Clima di tensione e paura in Myanmar

I militari hanno assunto il potere e dichiarato lo stato di emergenza

Aung San Suu Kyi, premio Nobel per la Pace 1991

In Myanmar tutti chiusi in casa. A Yangon la gente ha paura e non sa a chi rivolgersi per chiedere informazioni su quanto sta accadendo. Le comunicazioni avvengono via messanger ma Internet e telefono sono stati chiusi o così pare. Si teme che la chiusura totale del web avvenga da un momento all’altro. Anche su questo c’è confusione.
A parlare della situazioneè una fonte Sir. Tutto è precipitato lunedì scorso, dopo che Aung San Suu Kyi, leader della Lega nazionale per la democrazia (Nld), è stata arrestata dai militari.
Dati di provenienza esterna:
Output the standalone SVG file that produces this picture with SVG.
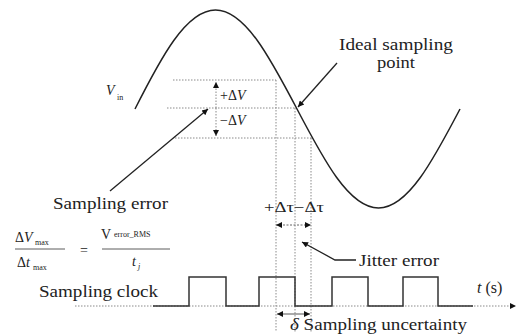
<svg xmlns="http://www.w3.org/2000/svg" width="522" height="334" viewBox="0 0 522 334">
<defs>
<style>
.t{font-family:"Liberation Serif","Times New Roman",serif;font-size:16px;fill:#222}
.m{font-family:"Liberation Serif","Times New Roman",serif;font-size:14px;fill:#222}
.s{font-family:"Liberation Serif","Times New Roman",serif;font-size:8px;fill:#222}
.i{font-style:italic}
.dash{stroke:#8a8a8a;stroke-width:1;stroke-dasharray:1.5 1.5;fill:none}
.ln{stroke:#222;stroke-width:1.3;fill:none}
</style>
<marker id="ah" viewBox="0 0 10 10" refX="10" refY="5" markerWidth="8" markerHeight="6" markerUnits="userSpaceOnUse" orient="auto-start-reverse">
<path d="M0,0 L10,5 L0,10 z" fill="#111"/>
</marker>
</defs>
<g id="guides">
<path class="dash" d="M173,80 H276 M167,108 H297 M175,138 H312"/>
<path class="dash" stroke="#aaa" d="M276,80 V332 M295,108 V332 M311,138 V332"/>
</g>
<g id="signal">
<path stroke="#222" stroke-width="1.5" fill="none" d="M135,109 C160.6,58.3 186,10 215.5,10 C245,10 270.4,58.3 297,109 C323.6,159.7 349,208 378.5,208 C408,208 433.4,159.7 460,109"/>
<text class="m i" x="106" y="95">V</text><text class="s" x="117" y="100">in</text>
</g>
<g id="connectors">
<line x1="216" y1="108" x2="216" y2="82" stroke="#888" stroke-width="1" stroke-dasharray="1.5 1.5" marker-end="url(#ah)"/>
<line x1="216" y1="108" x2="216" y2="136" stroke="#888" stroke-width="1" stroke-dasharray="1.5 1.5" marker-end="url(#ah)"/>
<line class="ln" x1="110" y1="191" x2="208" y2="109" marker-end="url(#ah)"/>
<line class="ln" x1="337" y1="63" x2="298" y2="107" marker-end="url(#ah)"/>
<polyline class="ln" points="356,260 335,260 302,242" marker-end="url(#ah)"/>
<line x1="276" y1="225" x2="311" y2="225" stroke="#666" stroke-width="1" stroke-dasharray="2 1.5" marker-start="url(#ah)" marker-end="url(#ah)"/>
<line x1="277" y1="314" x2="310" y2="314" stroke="#555" stroke-width="1" marker-start="url(#ah)" marker-end="url(#ah)"/>
<line x1="75" y1="306" x2="516" y2="306" class="dash" marker-end="url(#ah)"/>
</g>
<g id="deltaV">
<text class="m" x="220" y="100">+Δ<tspan class="i">V</tspan></text>
<text class="m" x="220" y="125">−Δ<tspan class="i">V</tspan></text>
</g>
<g id="ideal-label">
<text class="t" x="339" y="50" textLength="114" lengthAdjust="spacingAndGlyphs">Ideal sampling</text>
<text class="t" x="377" y="68" textLength="38" lengthAdjust="spacingAndGlyphs">point</text>
</g>
<g id="sampling-error">
<text class="t" x="53" y="209" textLength="115" lengthAdjust="spacingAndGlyphs">Sampling error</text>
</g>
<g id="formula">
<text class="m" x="15" y="242">Δ<tspan class="i">V</tspan></text><text class="s" x="35" y="245">max</text>
<line x1="15" y1="249" x2="65" y2="249" stroke="#333" stroke-width="0.8"/>
<text class="m" x="17" y="267">Δ<tspan class="i">t</tspan></text><text class="s" x="33" y="270">max</text>
<text class="m" x="80" y="255">=</text>
<text class="m" x="101" y="239">V</text><text class="s" x="114" y="237" font-size="7">error_RMS</text>
<line x1="102" y1="249" x2="170" y2="249" stroke="#333" stroke-width="0.8"/>
<text class="m i" x="132" y="266">t</text><text class="s i" x="138" y="269">j</text>
</g>
<g id="jitter">
<text class="m" x="264" y="212" textLength="60" lengthAdjust="spacingAndGlyphs">+Δτ−Δτ</text>
<text class="t" x="359" y="266" textLength="80" lengthAdjust="spacingAndGlyphs">Jitter error</text>
</g>
<g id="clock">
<text class="t" x="39" y="297" textLength="119" lengthAdjust="spacingAndGlyphs">Sampling clock</text>
<path stroke="#333" stroke-width="1.5" fill="none" d="M153,306 H189 V277 H226 V306 H259 V277 H295 V306 H332 V277 H368 V306 H403 V277 H438 V306 H473"/>
<text class="t" x="477" y="293"><tspan class="i">t</tspan> (s)</text>
</g>
<g id="uncertainty">
<text class="t" x="290" y="330" textLength="177" lengthAdjust="spacingAndGlyphs"><tspan class="i">δ</tspan> Sampling uncertainty</text>
</g>
</svg>
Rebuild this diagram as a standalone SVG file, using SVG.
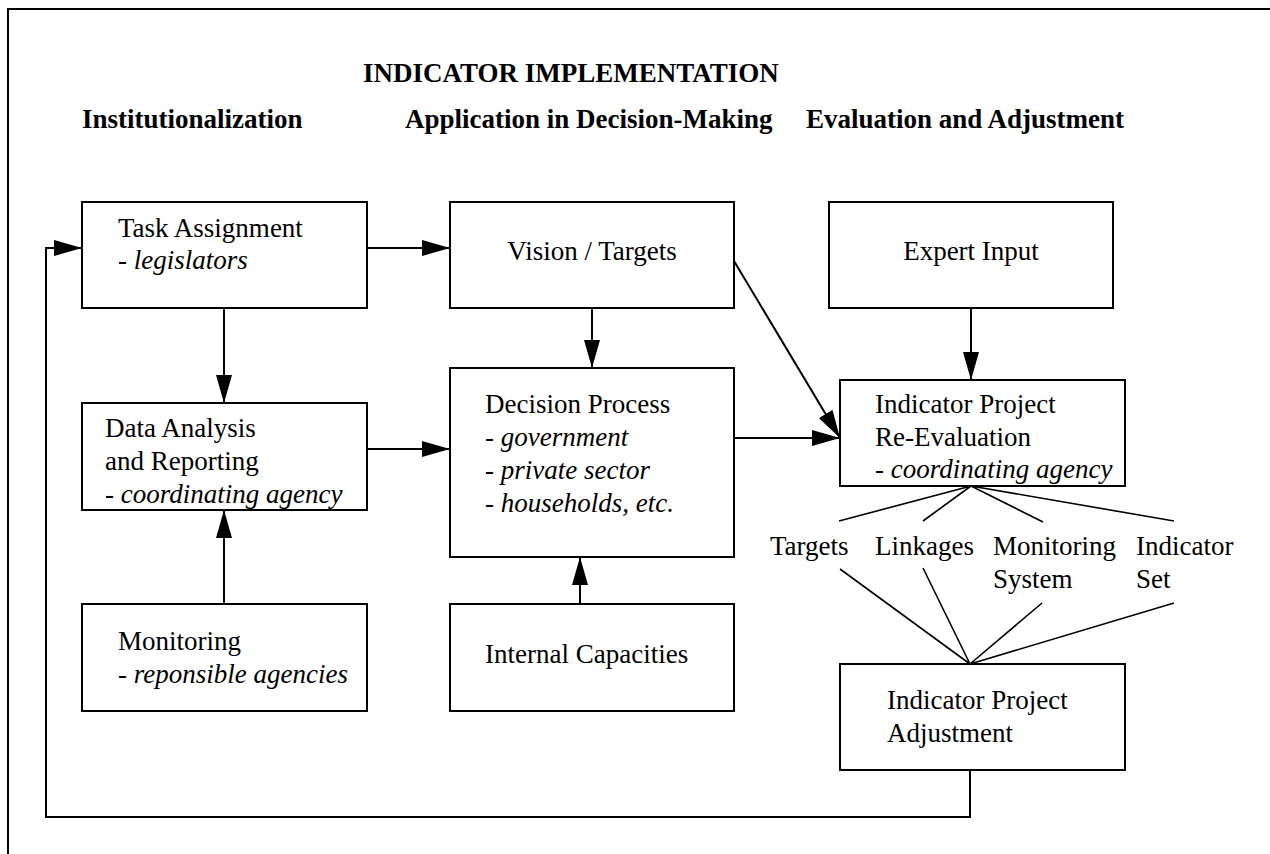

Anche il presidente Win Myint e altri leader sono stati “catturati” nelle prime ore della mattina e tutti i poteri sono stati trasferiti al generale Min Aung Hlaing, capo delle forze armate. Forti i timori di un colpo di stato. L’esercito ha dichiarato lo stato di emergenza. I militari denunciano da diverse settimane frodi durante le elezioni legislative dello scorso 8 novembre, vinte in modo schiacciante dal partito di Suu Kyi.
In quella occasione, il partito del premio Nobel per la pace nel 1991, molto criticato a livello internazionale per la gestione della crisi musulmana Rohingya ma ancora sostenuto dalla maggioranza della popolazione, ha ottenuto oltre l’82% dei 1.117 seggi. L’USDP, composto da diversi ex ufficiali militari, ha prevalso solo in 71 seggi ma non ha accettato i risultati del voto, denunciando milioni di casi di frode.
Gli arresti sono avvenuti poche ore prima della riunione inaugurale del Parlamento recentemente insediato. Immediate le reazioni di condanna da parte delle leadership di tutto il mondo. Il presidente Joe Biden è stato informato sugli eventi in Birmania e ha dichiarato di opporsi “a ogni tentativo di alterare il risultato delle recenti elezioni o impedire una democratica transizione”.
L’Alto rappresentante dell’Ue, Josep Borrell, ha condannato fermamente il colpo di stato dei militari in Birmania e chiesto “un immediato rilascio dei detenuti”, aggiungendo che “i risultati elettorali e la costituzione devono essere rispettati”. Sulle stesse posizioni Il premier britannico Boris Johnson. È molto preoccupata Cecilia Brighi, presidente dell’associazione ‘Italia-Birmania insieme’.
“È un disastro, dichiara al Sir, siamo tutti allibiti. C’erano delle avvisaglie, perché l’esercito aveva già minacciato un colpo di stato dopo le elezioni”. Si sta lavorando a una raccolta di firme per chiedere al governo italiano, alla Ue e al Consiglio di sicurezza dell’Onu dure sanzioni contro i militari e l’adozione di “tutte le misure utili a ripristinare lo Stato di diritto”.
Si aspetta di vedere cosa farà la Cina, che ha forti interessi nella zona. Per le minoranze etniche e religiose (cristiani e musulmani), già perseguitate, si prospetta un duro periodo. In loro difesa si era pronunciato il Papa nel 2017, in occasione del suo viaggio nel Paese, invitando le autorità a cercare la via della pace.